A small fraction of property and casualty insurers are significantly outperforming competitors by embedding artificial intelligence into core business strategy, while most firms remain stuck in pilot programs, according to a Capgemini study of 344 insurance executives.

Only 10 percent of insurers qualify as AI "trailblazers." These firms achieved 21 percent higher revenue growth and a 51 percent greater increase in share price over three years compared to peers.

The gap reflects how these organizations treat AI as an operating capability, not a technology experiment. Trailblazers align technology investments with workforce adoption, governance, and clear accountability.

Most Insurers Stuck in Exploration Phase

Sixty percent of insurers remain in exploration or proof of concept stages. Forty-two percent do not track AI metrics at all.

The absence of measurable outcomes and ownership structures prevents enterprise-wide implementation across the sector. More than half of surveyed insurers lack clarity on return on investment from AI initiatives, and an equal share said ownership of AI programs remained unclear within their organizations.

India Shows Strong Customer and Enterprise Readiness

India emerges as a high-potential market for AI-driven insurance transformation. Eighty-six percent of surveyed Indian insurance customers expect improved personalization, while 83 percent are comfortable with AI-enabled insurance services.

A growing number of Indian insurers are beginning to integrate AI into core business operations and strategy, the report found.

Investment Imbalance Hampers Organizational Change

Insurers allocate 72 percent of AI investments toward technology and infrastructure, while only 28 percent goes toward workforce readiness, leadership training, and operational integration.

This imbalance creates what the report calls an "architecture mismatch." Technology advances faster than organizations can adapt.

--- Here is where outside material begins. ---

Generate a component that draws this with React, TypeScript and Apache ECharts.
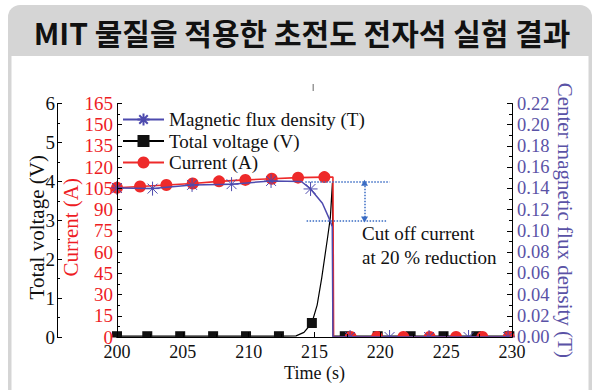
import React, { useEffect, useRef } from 'react';
import * as echarts from 'echarts';

const TITLE = 'MIT 물질을 적용한 초전도 전자석 실험 결과';
const ANNOTATION = 'Cut off current\nat 20 % reduction';

const seriesNames = ['Magnetic flux density (T)', 'Total voltage (V)', 'Current (A)'];
const axisNames = ['Total voltage (V)', 'Current (A)', 'Center magnetic flux density (T)', 'Time (s)'];

// x axis (s)
const timeRange = [200, 230, 5];
const voltageRange = [0, 6, 1];
const currentRange = [0, 165, 15];
const fluxRange = [0, 0.22, 0.02];

// Current (A) – 1 = drawn with a marker
const currentTime = [200, 201.75, 203.75, 205.75, 207.75, 209.75, 211.75, 213.75, 215.75, 216.4, 216.45, 217.75, 219.75, 221.75, 223.75, 225.75, 227.75, 229.75];
const currentValue = [105.5, 106.3, 107.4, 108.5, 110, 111, 111.8, 112.6, 113, 113, 0, 0, 0, 0, 0, 0, 0, 0];
const currentMarker = [1, 1, 1, 1, 1, 1, 1, 1, 1, 0, 0, 1, 1, 1, 1, 1, 1, 1];

// Magnetic flux density (T)
const fluxTime = [200, 202.7, 205.7, 208.7, 211.7, 214.0, 214.7, 215.6, 216.1, 216.35, 216.4, 217.7, 220.7, 223.7, 226.7, 229.7];
const fluxValue = [0.1404, 0.1398, 0.1433, 0.144, 0.147, 0.1465, 0.1395, 0.126, 0.112, 0.104, 0, 0, 0, 0, 0, 0];
const fluxMarker = [1, 1, 1, 1, 1, 0, 1, 0, 0, 0, 0, 1, 1, 1, 1, 1];

// Total voltage (V)
const voltageTime = [200, 202.3, 204.8, 207.3, 209.8, 212.3, 213.6, 214.2, 214.8, 215.2, 215.55, 216.0, 216.2, 216.36, 216.42, 217.3, 219.8, 222.3, 224.8, 227.3, 229.8];
const voltageValue = [0.02, 0.02, 0.02, 0.02, 0.02, 0.02, 0.03, 0.12, 0.36, 0.82, 1.52, 2.57, 3.06, 3.96, 0.02, 0.02, 0.02, 0.02, 0.02, 0.02, 0.02];
const voltageMarker = [1, 1, 1, 1, 1, 1, 0, 0, 1, 0, 0, 0, 0, 0, 0, 1, 1, 1, 1, 1, 1];

// annotation (time s, current A)
const cutUpper = [214.3, 220.7, 109.5];
const cutLower = [214.4, 220.5, 82];
const cutArrow = [218.8, 109, 83];

const RED = '#ee2a2a';
const RED_TEXT = '#ee1c24';
const BLUE = '#4d4aae';
const BLUE_TEXT = '#5a52a6';
const DOT = '#3a6cc4';
const SERIF = '"Liberation Serif", "Times New Roman", serif';
const STAR = 'path://M0,5L10,5M5,0L5,10M1.46,1.46L8.54,8.54M1.46,8.54L8.54,1.46';

function build(t: number[], v: number[], m: number[]) {
  return t.map((x, i) => (m[i] ? { value: [x, v[i]] } : { value: [x, v[i]], symbol: 'none' }));
}

const tickStyle = { show: true, inside: true, length: 5, lineStyle: { color: '#000', width: 1 } };
const minorStyle = { show: true, splitNumber: 2, length: 3, lineStyle: { color: '#000', width: 1 } };

export default function App() {
  const ref = useRef<HTMLDivElement>(null);
  useEffect(() => {
    if (!ref.current) return;
    const chart = echarts.init(ref.current, null, { renderer: 'svg' });
    const option: any = {
      animation: false,
      backgroundColor: '#ffffff',
      grid: { left: 117, right: 84, top: 103.5, bottom: 53 },
      legend: {
        orient: 'vertical',
        left: 122,
        top: 110,
        padding: 0,
        itemWidth: 41,
        itemHeight: 15,
        itemGap: 2.5,
        data: seriesNames,
        textStyle: { fontFamily: SERIF, fontSize: 19, color: '#111' },
      },
      xAxis: [
        {
          type: 'value',
          min: timeRange[0],
          max: timeRange[1],
          interval: timeRange[2],
          name: axisNames[3],
          nameLocation: 'middle',
          nameGap: 27,
          nameMoveOverlap: false,
          nameTextStyle: { fontFamily: SERIF, fontSize: 18, color: '#111' },
          axisLine: { show: true, lineStyle: { color: '#000', width: 1 } },
          axisTick: tickStyle,
          minorTick: minorStyle,
          axisLabel: { fontFamily: SERIF, fontSize: 18, color: '#111', margin: 6 },
          splitLine: { show: false },
          z: 10,
        },
        {
          type: 'value',
          position: 'top',
          min: timeRange[0],
          max: timeRange[1],
          interval: timeRange[2],
          axisLine: { show: true, lineStyle: { color: '#000', width: 1 } },
          axisTick: { show: false },
          axisLabel: { show: false },
          splitLine: { show: false },
          z: 10,
        },
      ],
      yAxis: [
        {
          type: 'value',
          position: 'left',
          offset: 60,
          min: voltageRange[0],
          max: voltageRange[1],
          interval: voltageRange[2],
          name: axisNames[0],
          nameLocation: 'middle',
          nameGap: 10,
          nameRotate: 90,
          nameMoveOverlap: false,
          nameTextStyle: { fontFamily: SERIF, fontSize: 21, color: '#111', padding: [0, 14, 0, 0] },
          axisLine: { show: true, lineStyle: { color: '#000', width: 1 } },
          axisTick: tickStyle,
          minorTick: minorStyle,
          axisLabel: { fontFamily: SERIF, fontSize: 19, color: '#111', margin: 2 },
          splitLine: { show: false },
          z: 10,
        },
        {
          type: 'value',
          position: 'left',
          min: currentRange[0],
          max: currentRange[1],
          interval: currentRange[2],
          name: axisNames[1],
          nameLocation: 'middle',
          nameGap: 35.5,
          nameRotate: 90,
          nameMoveOverlap: false,
          nameTextStyle: { fontFamily: SERIF, fontSize: 21, color: RED_TEXT, padding: [0, 14, 0, 0] },
          axisLine: { show: true, lineStyle: { color: '#000', width: 1 } },
          axisTick: tickStyle,
          minorTick: minorStyle,
          axisLabel: { fontFamily: SERIF, fontSize: 19, color: RED_TEXT, margin: 4 },
          splitLine: { show: false },
          z: 10,
        },
        {
          type: 'value',
          position: 'right',
          min: fluxRange[0],
          max: fluxRange[1],
          interval: fluxRange[2],
          name: axisNames[2],
          nameLocation: 'middle',
          nameGap: 42.5,
          nameRotate: -90,
          nameMoveOverlap: false,
          nameTextStyle: { fontFamily: SERIF, fontSize: 21, color: BLUE_TEXT },
          axisLine: { show: true, lineStyle: { color: '#000', width: 1 } },
          axisTick: tickStyle,
          minorTick: minorStyle,
          axisLabel: {
            fontFamily: SERIF,
            fontSize: 18.5,
            color: BLUE_TEXT,
            margin: 5,
            formatter: (v: number) => v.toFixed(2),
          },
          splitLine: { show: false },
          z: 10,
        },
      ],
      series: [
        {
          name: seriesNames[1],
          type: 'line',
          xAxisIndex: 0,
          yAxisIndex: 0,
          data: build(voltageTime, voltageValue, voltageMarker),
          symbol: 'rect',
          symbolSize: 10,
          showAllSymbol: true,
          lineStyle: { color: '#000', width: 1.2 },
          itemStyle: { color: '#111' },
          z: 2,
        },
        {
          name: seriesNames[2],
          type: 'line',
          xAxisIndex: 0,
          yAxisIndex: 1,
          data: build(currentTime, currentValue, currentMarker),
          symbol: 'circle',
          symbolSize: 12,
          showAllSymbol: true,
          lineStyle: { color: RED, width: 1.6 },
          itemStyle: { color: RED },
          z: 3,
          markLine: {
            silent: true,
            symbol: 'none',
            label: { show: false },
            lineStyle: { color: DOT, type: 'dotted', width: 1.5 },
            data: [
              [{ coord: [cutUpper[0], cutUpper[2]] }, { coord: [cutUpper[1], cutUpper[2]] }],
              [{ coord: [cutLower[0], cutLower[2]] }, { coord: [cutLower[1], cutLower[2]] }],
              [
                { coord: [cutArrow[0], cutArrow[1]], symbol: 'triangle', symbolSize: [7, 6], symbolRotate: 0 },
                { coord: [cutArrow[0], cutArrow[2]], symbol: 'triangle', symbolSize: [7, 6], symbolRotate: 180 },
              ],
            ],
          },
        },
        {
          name: seriesNames[0],
          type: 'line',
          xAxisIndex: 0,
          yAxisIndex: 2,
          data: build(fluxTime, fluxValue, fluxMarker),
          symbol: STAR,
          symbolSize: 14,
          showAllSymbol: true,
          lineStyle: { color: BLUE, width: 1.5 },
          itemStyle: { color: BLUE, borderColor: BLUE, borderWidth: 1 },
          z: 4,
        },
      ],
      graphic: [
        { type: 'rect', z: -10, shape: { x: 8, y: 5, width: 584, height: 420, r: [12, 12, 0, 0] }, style: { fill: '#d5d5d5' } },
        { type: 'rect', z: -9, shape: { x: 11.5, y: 56, width: 577, height: 360 }, style: { fill: '#ffffff' } },
        {
          type: 'text',
          z: 20,
          x: 302,
          y: 32,
          style: {
            text: TITLE,
            fontFamily: '"Noto Sans CJK KR", sans-serif',
            fontWeight: 'bold',
            fontSize: 30,
            fill: '#111111',
            align: 'center',
            verticalAlign: 'middle',
            textAlign: 'center',
            textVerticalAlign: 'middle',
          },
        },
        { type: 'rect', z: 5, shape: { x: 100, y: 337.6, width: 430, height: 8 }, style: { fill: '#ffffff' } },
        { type: 'rect', z: 5, shape: { x: 312.5, y: 84, width: 1.5, height: 7 }, style: { fill: '#999999' } },
        {
          type: 'text',
          z: 20,
          x: 362,
          y: 245,
          style: {
            text: ANNOTATION,
            fontFamily: SERIF,
            fontSize: 19,
            lineHeight: 24,
            fill: '#111111',
            verticalAlign: 'middle',
            textVerticalAlign: 'middle',
          },
        },
      ],
    };
    chart.setOption(option);
    return () => chart.dispose();
  }, []);
  return <div ref={ref} style={{ position: 'fixed', left: 0, top: 0, width: 596, height: 390 }} />;
}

Trailblazers take a different approach. They invest nearly four times more in change management beyond basic employee training and are almost three times more likely to implement explainable AI systems that improve trust. They also integrate AI responsibilities directly into employee job descriptions at nearly twice the rate of other firms.

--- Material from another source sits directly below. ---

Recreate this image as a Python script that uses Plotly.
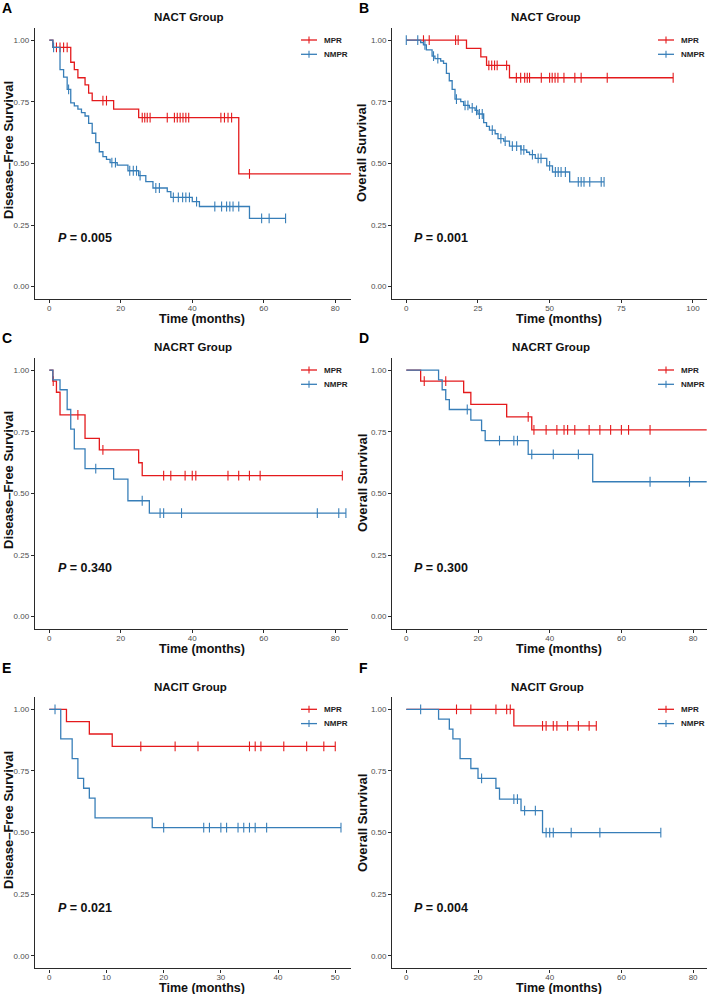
import plotly.graph_objects as go

# ---------------- data ----------------
# Panel A: NACT, disease-free survival
A_MPR_time = [1, 6, 7, 8, 10, 11, 12, 18, 25, 53]
A_MPR_surv = [0.970, 0.910, 0.880, 0.847, 0.818, 0.785, 0.754, 0.720, 0.685, 0.457]
A_MPR_cens = [2, 3, 4, 5, 15, 16, 26, 26.7, 27.4, 28.2, 33, 35, 35.8, 36.6, 37.4, 38.2, 39,
              48, 49, 50, 51, 56]
A_MPR_end = 86
A_NMPR_time = [1, 3, 4, 5, 6, 7, 8, 9, 10, 11, 12, 13, 14, 15, 16, 17, 19, 22, 25, 27, 29,
               33, 34, 40, 42, 56]
A_NMPR_surv = [0.970, 0.880, 0.850, 0.800, 0.745, 0.733, 0.720, 0.706, 0.692, 0.662, 0.622,
               0.584, 0.547, 0.527, 0.516, 0.503, 0.493, 0.470, 0.450, 0.426, 0.400, 0.385,
               0.362, 0.345, 0.325, 0.277]
A_NMPR_cens = [1.2, 5.4, 17.5, 18.5, 22.5, 23.5, 24.4, 25.4, 29.8, 30.8, 34.7, 36.1, 37.3,
               38.2, 39.2, 41.2, 46.3, 48.2, 49.6, 50.5, 51.4, 53, 59.4, 61.5, 66.1]
A_NMPR_end = 66.1

# Panel B: NACT, overall survival
B_MPR_time = [21, 26, 28, 36]
B_MPR_surv = [0.966, 0.932, 0.897, 0.847]
B_MPR_cens = [6, 8, 17.2, 18.1, 28.8, 29.8, 30.8, 31.7, 35, 38.4, 39.9, 41.3, 42.2, 43, 47.1,
              50, 50.9, 51.9, 52.9, 55, 58.8, 61, 70.1, 93.1]
B_MPR_end = 93.1
B_NMPR_time = [5, 6, 7, 9, 10, 12, 13, 14, 15, 16, 17, 19, 20, 22, 24, 25, 27, 28, 29, 31,
               32, 34, 36, 40, 42, 43, 45, 49, 51, 57]
B_NMPR_surv = [0.990, 0.980, 0.960, 0.935, 0.925, 0.915, 0.905, 0.865, 0.835, 0.800, 0.760,
               0.750, 0.735, 0.725, 0.715, 0.700, 0.665, 0.650, 0.635, 0.620, 0.600, 0.590,
               0.570, 0.555, 0.545, 0.535, 0.520, 0.490, 0.465, 0.425]
B_NMPR_cens = [0, 4, 6.5, 9.5, 11, 17.5, 20.5, 21.5, 23, 24.5, 25.5, 26.5, 30, 33, 34.5, 37,
               38.5, 40, 41, 44, 46, 47, 50, 52, 53, 54, 55.5, 60, 61, 62, 64, 68, 69]
B_NMPR_end = 69

# Panel C: NACRT, disease-free survival
C_MPR_time = [1, 2, 3, 10, 14, 25, 26]
C_MPR_surv = [0.955, 0.910, 0.818, 0.723, 0.676, 0.624, 0.572]
C_MPR_cens = [1.1, 8, 15, 32, 34, 38, 40, 41, 50, 53, 56, 59, 82]
C_MPR_end = 82
C_NMPR_time = [1, 3, 5, 6, 7, 10, 18, 22, 28]
C_NMPR_surv = [0.960, 0.920, 0.840, 0.760, 0.680, 0.600, 0.558, 0.470, 0.420]
C_NMPR_cens = [13, 26, 31, 32, 37, 75, 81, 83]
C_NMPR_end = 83

# Panel D: NACRT, overall survival
D_MPR_time = [4, 16, 18, 28, 35]
D_MPR_surv = [0.955, 0.909, 0.861, 0.810, 0.757]
D_MPR_cens = [5, 11, 34, 35.6, 39, 42, 44, 45, 47, 51, 54, 57, 60, 62, 68]
D_MPR_end = 86
D_NMPR_time = [9, 10, 11, 12, 18, 21, 22, 34, 52]
D_NMPR_surv = [0.960, 0.920, 0.880, 0.840, 0.797, 0.754, 0.714, 0.658, 0.547]
D_NMPR_cens = [17, 26, 30, 31, 35, 41, 48, 68, 79]
D_NMPR_end = 86

# Panel E: NACIT, disease-free survival
E_MPR_time = [3, 7, 11]
E_MPR_surv = [0.950, 0.900, 0.850]
E_MPR_cens = [16, 22, 26, 35, 36, 37, 41, 45, 48, 50]
E_MPR_end = 50
E_NMPR_time = [2, 4, 5, 6, 7, 8, 18]
E_NMPR_surv = [0.880, 0.800, 0.720, 0.680, 0.640, 0.560, 0.520]
E_NMPR_cens = [1, 20, 27, 28, 30, 31, 33, 34, 35, 36, 38, 51]
E_NMPR_end = 51

# Panel F: NACIT, overall survival
F_MPR_time = [30]
F_MPR_surv = [0.933]
F_MPR_cens = [14, 18, 25, 28, 29, 38, 39, 41, 42, 45, 48, 51, 53]
F_MPR_end = 53
F_NMPR_time = [9, 12, 13, 15, 18, 20, 25, 26, 32, 38]
F_NMPR_surv = [0.960, 0.920, 0.880, 0.800, 0.760, 0.720, 0.680, 0.636, 0.589, 0.500]
F_NMPR_cens = [4, 21, 30, 31, 33, 36, 39, 40, 41, 46, 54, 71]
F_NMPR_end = 71

GROUPS = ["MPR", "NMPR"]
TITLES = ["NACT Group", "NACT Group", "NACRT Group", "NACRT Group", "NACIT Group", "NACIT Group"]
YTITLES = ["Disease\u2013Free Survival", "Overall Survival"] * 3
PVALUES = ["0.005", "0.001", "0.340", "0.300", "0.021", "0.004"]
LETTERS = ["A", "B", "C", "D", "E", "F"]
Y_TICKS = [0, 0.25, 0.5, 0.75, 1.0]

# ---------------- styling / layout ----------------
W, H = 709, 994
RED = "#E41A1C"
BLUE = "#377EB8"
FONT = "Liberation Sans, Arial, sans-serif"


def px(x):
    return x / W


def py(y):
    return 1 - y / H


curves = [
    ((A_MPR_time, A_MPR_surv, A_MPR_cens, A_MPR_end), (A_NMPR_time, A_NMPR_surv, A_NMPR_cens, A_NMPR_end)),
    ((B_MPR_time, B_MPR_surv, B_MPR_cens, B_MPR_end), (B_NMPR_time, B_NMPR_surv, B_NMPR_cens, B_NMPR_end)),
    ((C_MPR_time, C_MPR_surv, C_MPR_cens, C_MPR_end), (C_NMPR_time, C_NMPR_surv, C_NMPR_cens, C_NMPR_end)),
    ((D_MPR_time, D_MPR_surv, D_MPR_cens, D_MPR_end), (D_NMPR_time, D_NMPR_surv, D_NMPR_cens, D_NMPR_end)),
    ((E_MPR_time, E_MPR_surv, E_MPR_cens, E_MPR_end), (E_NMPR_time, E_NMPR_surv, E_NMPR_cens, E_NMPR_end)),
    ((F_MPR_time, F_MPR_surv, F_MPR_cens, F_MPR_end), (F_NMPR_time, F_NMPR_surv, F_NMPR_cens, F_NMPR_end)),
]

# pixel geometry per panel: plot box (left, top, right, bottom), x range, dtick
geom = [
    dict(box=(35, 27.7, 351, 299), xr=[-4.0, 84.4], dtick=20),
    dict(box=(392.3, 27.7, 706.7, 299), xr=[-4.88, 104.8], dtick=25),
    dict(box=(35, 357.7, 347.7, 629), xr=[-4.0, 83.5], dtick=20),
    dict(box=(392.3, 357.7, 706.7, 629), xr=[-3.91, 83.8], dtick=20),
    dict(box=(35, 697, 350.7, 968.3), xr=[-2.5, 52.7], dtick=10),
    dict(box=(392.3, 697, 706.7, 968.3), xr=[-3.91, 83.8], dtick=20),
]

# text positions (pixel centres) per panel
text_pos = [
    dict(title=(189, 16.7), xt=(202, 318.5), yt=(8, 150), p=(56, 238), letter=(6.5, 7.5), leg=(301, 40)),
    dict(title=(545.7, 16.7), xt=(559, 318.5), yt=(362, 153), p=(412, 238), letter=(364, 7.5), leg=(658, 40)),
    dict(title=(192.7, 346.7), xt=(202, 648.5), yt=(8, 480), p=(56, 568), letter=(6.5, 337.5), leg=(301, 370)),
    dict(title=(550.7, 346.7), xt=(559, 648.5), yt=(362, 483), p=(412, 568), letter=(364, 337.5), leg=(658, 370)),
    dict(title=(190, 686.7), xt=(202, 987.7), yt=(8, 820), p=(56, 908), letter=(6.5, 667.5), leg=(301, 709.3)),
    dict(title=(547.3, 686.7), xt=(559, 987.7), yt=(362, 823), p=(412, 908), letter=(363, 667.5), leg=(658, 709.3)),
]


def surv_at(times, survs, t):
    s = 1.0
    for ti, si in zip(times, survs):
        if ti <= t:
            s = si
    return s


fig = go.Figure()
annotations = []
shapes = []
layout_axes = {}

for i in range(6):
    n = "" if i == 0 else str(i + 1)
    xa, ya = "x" + n, "y" + n
    g = geom[i]
    l, t, r, b = g["box"]
    layout_axes["xaxis" + n] = dict(
        domain=[px(l), px(r)], range=g["xr"], anchor=ya, dtick=g["dtick"], tick0=0,
        showgrid=False, zeroline=False, showline=True, linecolor="#2a2a2a", linewidth=1.4,
        ticks="outside", ticklen=3, tickwidth=1, tickcolor="#2a2a2a", ticklabelstandoff=-2,
        tickfont=dict(size=8, color="#4D4D4D", family=FONT), fixedrange=True,
    )
    layout_axes["yaxis" + n] = dict(
        domain=[py(b), py(t)], range=[-0.05, 1.05], anchor=xa, tickvals=Y_TICKS,
        tickformat=".2f", showgrid=False, zeroline=False, showline=True,
        linecolor="#2a2a2a", linewidth=1.4, ticks="outside", ticklen=3, tickwidth=1,
        tickcolor="#2a2a2a", tickfont=dict(size=8, color="#4D4D4D", family=FONT),
        fixedrange=True,
    )

    for (times, survs, cens, end), color, name in zip(curves[i], [RED, BLUE], GROUPS):
        xs = [0] + list(times) + [end]
        ys = [1.0] + list(survs) + [survs[-1]]
        fig.add_trace(go.Scatter(
            x=xs, y=ys, mode="lines", line=dict(shape="hv", color=color, width=1.3),
            xaxis=xa, yaxis=ya, name=name, showlegend=False, hoverinfo="skip",
        ))
        fig.add_trace(go.Scatter(
            x=list(cens), y=[surv_at(times, survs, c) for c in cens], mode="markers",
            marker=dict(symbol="line-ns", size=7, color=color,
                        line=dict(color=color, width=1.1)),
            xaxis=xa, yaxis=ya, name=name + " censored", showlegend=False,
        ))

    tp = text_pos[i]
    annotations += [
        dict(text="<b>%s</b>" % TITLES[i], x=px(tp["title"][0]), y=py(tp["title"][1]),
             xref="paper", yref="paper", showarrow=False, xanchor="center", yanchor="middle",
             font=dict(size=11.5, color="#111", family=FONT)),
        dict(text="<b>Time (months)</b>", x=px(tp["xt"][0]), y=py(tp["xt"][1]),
             xref="paper", yref="paper", showarrow=False, xanchor="center", yanchor="middle",
             font=dict(size=12.5, color="#111", family=FONT)),
        dict(text="<b>%s</b>" % YTITLES[i], x=px(tp["yt"][0]), y=py(tp["yt"][1]),
             xref="paper", yref="paper", showarrow=False, xanchor="center", yanchor="middle",
             textangle=-90, font=dict(size=13, color="#111", family=FONT)),
        dict(text="<b><i>P</i> = %s</b>" % PVALUES[i], x=px(tp["p"][0]), y=py(tp["p"][1]),
             xref="paper", yref="paper", showarrow=False, xanchor="left", yanchor="middle",
             font=dict(size=12.5, color="#111", family=FONT)),
        dict(text="<b>%s</b>" % LETTERS[i], x=px(tp["letter"][0]), y=py(tp["letter"][1]),
             xref="paper", yref="paper", showarrow=False, xanchor="center", yanchor="middle",
             font=dict(size=14, color="#000", family=FONT)),
    ]
    # legend keys (line with censor tick) and labels
    lx, ly = tp["leg"]
    for k, (color, name) in enumerate(zip([RED, BLUE], GROUPS)):
        yy = ly + 14.3 * k
        shapes.append(dict(type="line", xref="paper", yref="paper",
                           x0=px(lx), x1=px(lx + 16), y0=py(yy), y1=py(yy),
                           line=dict(color=color, width=1.3)))
        shapes.append(dict(type="line", xref="paper", yref="paper",
                           x0=px(lx + 8), x1=px(lx + 8), y0=py(yy - 3.5), y1=py(yy + 3.5),
                           line=dict(color=color, width=1.1)))
        annotations.append(dict(text="<b>%s</b>" % name, x=px(lx + 20.5), y=py(yy),
                                xref="paper", yref="paper", showarrow=False,
                                xanchor="left", yanchor="middle",
                                font=dict(size=8, color="#222", family=FONT)))

fig.update_layout(
    width=W, height=H, margin=dict(l=0, r=0, t=0, b=0),
    paper_bgcolor="white", plot_bgcolor="white", showlegend=False,
    font=dict(family=FONT), annotations=annotations, shapes=shapes, **layout_axes,
)

fig.write_html("out.html")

Workforce Concerns Block Adoption

Forty-three percent of employees cited job security as a major concern with AI adoption. Only 14 percent said they were very clear on how AI fits into their role.

Sixty-seven percent of insurers reported shortages in AI-related skills. Nearly half of employees using AI tools said their day-to-day work had not significantly changed after 18 months of implementation.

Nearly half of employee time is spent on cross-team collaboration, yet many AI systems remain limited to individual task automation.

Path Forward: Redesign Around Human-AI Collaboration

Insurers now have an opportunity to redesign operating models where leadership defines strategic direction, employees focus on higher-value decision making, and AI agents automate repetitive operational tasks.